While poking around we stumbled on this bit of code and I was wondering if there was any timeline or thing we could do on our end to help make this feature generally available? I'd be happy to contribute however makes sense to help this happen.

Thanks in advance for the awesome project and any advice you can offer!

cc: @ian-quigley and @joncirish

dmaljovec commented 3 years ago

To clarify the linked bit of code is this block:

    @click.option(
        "--dataroot",
        default=DEFAULT_CONFIG.server_config.multi_dataset__dataroot,
        metavar="<data directory>",
        help="Enable cellxgene to serve multiple files. Supply path (local directory or URL)"
        " to folder containing H5AD and/or CXG datasets.",
        hidden=True,
    )  # TODO, unhide when dataroot is supported)

MaximilianLombardo commented 3 years ago

Hey Dan,

Thank you for your question and for your interest in cellxgene. So in general, the cellxgene application only has access to a single dataset at a time, meaning that you would need to spin up multiple instances of the application in order to view multiple datasets (as you have mentioned already).

The piece of code that you have found is actually a part of the backend for our hosted version of the cellxgene application, which includes a data portal that hosts multiple datasets, each with their own hosted cellxgene explorer link that is specific to that dataset. This sounds a little bit more like the solution you are looking for. The code for the data portal can be found here, which may be useful for your case (caveat we have not built this with reuse specifically in mind). This probably does not apply to your group, but there is also the option of submitting your data to our data portal while keeping it private (just throwing it out there, but I imagine you have strict constraints around data sharing).

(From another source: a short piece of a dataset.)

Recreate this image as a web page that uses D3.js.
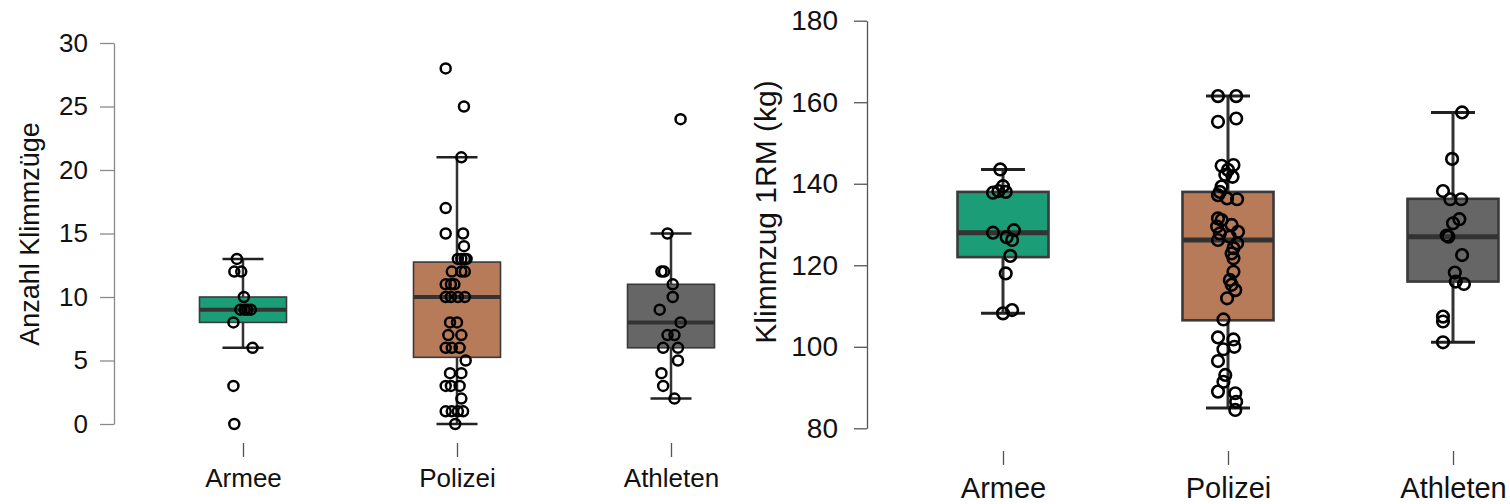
<!DOCTYPE html>
<html>
<head>
<meta charset="utf-8">
<script src="https://cdn.jsdelivr.net/npm/d3@7"></script>
<style>
  html, body { margin: 0; padding: 0; background: #fff; }
  svg { display: block; font-family: "Liberation Sans", Arial, sans-serif; }
</style>
</head>
<body>
<svg id="chart" width="1510" height="504"></svg>
<script>
// Groups
const groups = ["Armee", "Polizei", "Athleten"];
const groupColors = ["#1b9e77", "#b77b5a", "#666666"];

// Panel 1: number of pull-ups
const repsTicks = [0, 5, 10, 15, 20, 25, 30];
const repsQ1 = [8, 5.25, 6];
const repsMedian = [9, 10, 8];
const repsQ3 = [10, 12.75, 11];
const repsWhiskerLow = [6, 0, 2];
const repsWhiskerHigh = [13, 21, 15];

const repsArmee = [13, 12, 12, 10, 9, 9, 9, 9, 8, 6, 3, 0];
const repsArmeeJitter = [-0.07, -0.10, -0.02, 0.01, -0.03, 0.02, 0.05, 0.09, -0.11, 0.11, -0.11, -0.10];
const repsPolizei = [28, 25, 21, 17, 15, 15, 14, 13, 13, 13, 13, 12, 12, 12, 11, 11, 11, 10, 10, 10, 10,
  8, 8, 7, 7, 6, 6, 6, 5, 4, 4, 3, 3, 3, 2, 1, 1, 1, 1, 0];
const repsPolizeiJitter = [-0.13, 0.08, 0.05, -0.13, -0.13, 0.07, 0.08, 0.01, 0.05, 0.09, 0.11, -0.06, 0.05, 0.09,
  -0.13, -0.07, -0.03, -0.13, -0.07, 0.01, 0.09, -0.08, 0.0, -0.10, 0.05, -0.13, -0.06, 0.03, 0.10,
  -0.08, 0.05, -0.13, -0.07, 0.03, 0.05, -0.13, -0.06, 0.01, 0.07, -0.02];
const repsAthleten = [24, 15, 12, 12, 11, 10, 9, 8, 7, 7, 6, 6, 5, 4, 3, 2];
const repsAthletenJitter = [0.11, -0.04, -0.11, -0.08, 0.02, 0.02, -0.13, 0.11, -0.04, 0.04, -0.09, 0.08, 0.08, -0.11, -0.09, 0.04];

// Panel 2: pull-up 1RM in kg
const rmTicks = [80, 100, 120, 140, 160, 180];
const rmQ1 = [122, 106.5, 116];
const rmMedian = [128, 126.2, 127];
const rmQ3 = [138, 138, 136.3];
const rmWhiskerLow = [108.2, 85, 101.1];
const rmWhiskerHigh = [143.5, 161.5, 157.5];

const rmArmee = [143.5, 137.8, 138.2, 139.4, 138, 128, 128.6, 126.9, 126.2, 122.3, 118, 109, 108.2];
const rmArmeeJitter = [-0.03, -0.11, -0.05, 0.0, 0.03, -0.11, 0.12, 0.04, 0.10, 0.08, 0.03, 0.10, 0.0];
const rmPolizei = [161.5, 161.5, 156, 155.2, 144.6, 144.4, 143.4, 142.2, 141.7, 139.3, 138, 137.2, 136.4, 136.2,
  131.5, 131.1, 129.9, 129.5, 128.2, 127.8, 127, 126.2, 125.4, 124.2, 122.9, 121.7, 118.4, 116.4, 115.2,
  113.9, 111.9, 106.7, 102.3, 101.8, 100, 99.4, 96.5, 93.1, 91.4, 89, 88.6, 86.5, 84.5];
const rmPolizeiJitter = [-0.11, 0.09, 0.09, -0.11, 0.06, -0.07, 0.0, -0.03, 0.05, -0.07, -0.09, -0.11, -0.01, 0.10,
  -0.11, -0.07, 0.04, -0.12, 0.11, -0.09, 0.02, -0.11, 0.10, 0.06, 0.04, 0.06, 0.06, 0.02, 0.04,
  0.08, -0.01, -0.05, -0.11, 0.06, 0.07, -0.05, -0.11, -0.03, -0.05, -0.11, 0.08, 0.09, 0.08];
const rmAthleten = [157.5, 146.1, 138.2, 136.2, 136.2, 131.3, 130.3, 127.3, 127, 122.5, 118.2, 116, 115.4, 107.4, 106.2, 101.1];
const rmAthletenJitter = [0.10, -0.01, -0.11, -0.03, 0.09, 0.07, 0.0, -0.07, -0.05, 0.10, 0.02, 0.03, 0.12, -0.11, -0.11, -0.11];

const svg = d3.select("#chart");

function drawPanel(cfg) {
  const g = svg.append("g");
  const y = d3.scaleLinear().domain(cfg.domain).range(cfg.yRange);
  const x = d3.scalePoint().domain(groups).range(cfg.xRange);

  // value axis
  const yAxis = g.append("g")
    .attr("transform", `translate(${cfg.axisX},0)`)
    .call(d3.axisLeft(y).tickValues(cfg.ticks).tickSize(cfg.tickLen).tickSizeOuter(0).tickPadding(cfg.tickPad));
  yAxis.select(".domain").attr("stroke", cfg.axisColor).attr("stroke-width", 1.3);
  yAxis.selectAll(".tick line").attr("stroke", cfg.axisColor).attr("stroke-width", 1.3);
  yAxis.selectAll(".tick text").attr("font-size", cfg.tickFont).attr("fill", "#111")
    .attr("font-family", "Liberation Sans, Arial, sans-serif");

  // axis title
  g.append("text")
    .attr("transform", `translate(${cfg.titleX},${cfg.titleY}) rotate(-90)`)
    .attr("text-anchor", "middle")
    .attr("font-size", cfg.titleFont)
    .attr("fill", "#111")
    .text(cfg.title);

  // category axis
  const xAxis = g.append("g")
    .attr("transform", `translate(0,${cfg.catTickY})`)
    .call(d3.axisBottom(x).tickSize(cfg.catTickLen).tickSizeOuter(0).tickPadding(cfg.catPad));
  xAxis.select(".domain").remove();
  xAxis.selectAll(".tick line").attr("stroke", "#555").attr("stroke-width", 1.3);
  xAxis.selectAll(".tick text").attr("font-size", cfg.catFont).attr("fill", "#111")
    .attr("font-family", "Liberation Sans, Arial, sans-serif");

  const bw = cfg.boxWidth;
  groups.forEach((grp, i) => {
    const cx = x(grp);
    const bg = g.append("g");
    // whisker stem
    bg.append("line")
      .attr("x1", cx).attr("x2", cx)
      .attr("y1", y(cfg.low[i])).attr("y2", y(cfg.high[i]))
      .attr("stroke", "#333").attr("stroke-width", cfg.whiskerStroke);
    // whisker caps
    [cfg.low[i], cfg.high[i]].forEach(v => {
      bg.append("line")
        .attr("x1", cx - cfg.capWidth / 2).attr("x2", cx + cfg.capWidth / 2)
        .attr("y1", y(v)).attr("y2", y(v))
        .attr("stroke", "#222").attr("stroke-width", cfg.whiskerStroke);
    });
    // box
    bg.append("rect")
      .attr("x", cx - bw / 2).attr("width", bw)
      .attr("y", y(cfg.q3[i])).attr("height", y(cfg.q1[i]) - y(cfg.q3[i]))
      .attr("fill", groupColors[i])
      .attr("stroke", "#3a3a3a").attr("stroke-width", cfg.boxStroke);
    // median
    bg.append("line")
      .attr("x1", cx - bw / 2).attr("x2", cx + bw / 2)
      .attr("y1", y(cfg.median[i])).attr("y2", y(cfg.median[i]))
      .attr("stroke", "#333").attr("stroke-width", cfg.medianStroke);
    // individual observations
    const vals = cfg.points[i], jit = cfg.jitter[i];
    bg.selectAll("circle").data(vals).enter().append("circle")
      .attr("cx", (d, k) => cx + jit[k] * bw)
      .attr("cy", d => y(d))
      .attr("r", cfg.pointR)
      .attr("fill", "none")
      .attr("stroke", "#000")
      .attr("stroke-width", cfg.pointStroke);
  });
}

drawPanel({
  domain: [0, 30], yRange: [424, 43], xRange: [243, 671], axisX: 114,
  ticks: repsTicks, tickLen: 14, tickPad: 12, tickFont: 26, axisColor: "#8a8a8a",
  title: "Anzahl Klimmzüge", titleX: 39, titleY: 234, titleFont: 27,
  catTickY: 443, catTickLen: 14, catPad: 12, catFont: 26,
  boxWidth: 87, capWidth: 41, boxStroke: 1.6, whiskerStroke: 2.5, medianStroke: 4,
  pointR: 5, pointStroke: 2.5,
  q1: repsQ1, median: repsMedian, q3: repsQ3, low: repsWhiskerLow, high: repsWhiskerHigh,
  points: [repsArmee, repsPolizei, repsAthleten],
  jitter: [repsArmeeJitter, repsPolizeiJitter, repsAthletenJitter]
});

drawPanel({
  domain: [80, 180], yRange: [428.3, 20.7], xRange: [1003, 1453], axisX: 867,
  ticks: rmTicks, tickLen: 13, tickPad: 16, tickFont: 28, axisColor: "#555",
  title: "Klimmzug 1RM (kg)", titleX: 776, titleY: 212, titleFont: 30,
  catTickY: 451, catTickLen: 14, catPad: 12, catFont: 29,
  boxWidth: 91, capWidth: 44, boxStroke: 2.6, whiskerStroke: 3, medianStroke: 5,
  pointR: 5.8, pointStroke: 2.6,
  q1: rmQ1, median: rmMedian, q3: rmQ3, low: rmWhiskerLow, high: rmWhiskerHigh,
  points: [rmArmee, rmPolizei, rmAthleten],
  jitter: [rmArmeeJitter, rmPolizeiJitter, rmAthletenJitter]
});
</script>
</body>
</html>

The other option you might look into is that one of our users had created a solution using cellxgene gateway and apache2 reverse proxy that allows them to host multiple datasets with different access by different user groups you can find that solution here.

Let me know if you have any other questions on the topic. If you happen to develop a hosting solution you can share publicly, we'd love to feature it in our documentation (where we are crowdsourcing different self-hosting approaches from the cellxgene community)

Cheers,

Max

signechambers1 commented 3 years ago

Closing this issue, @dmaljovec let us know if you have additional questions!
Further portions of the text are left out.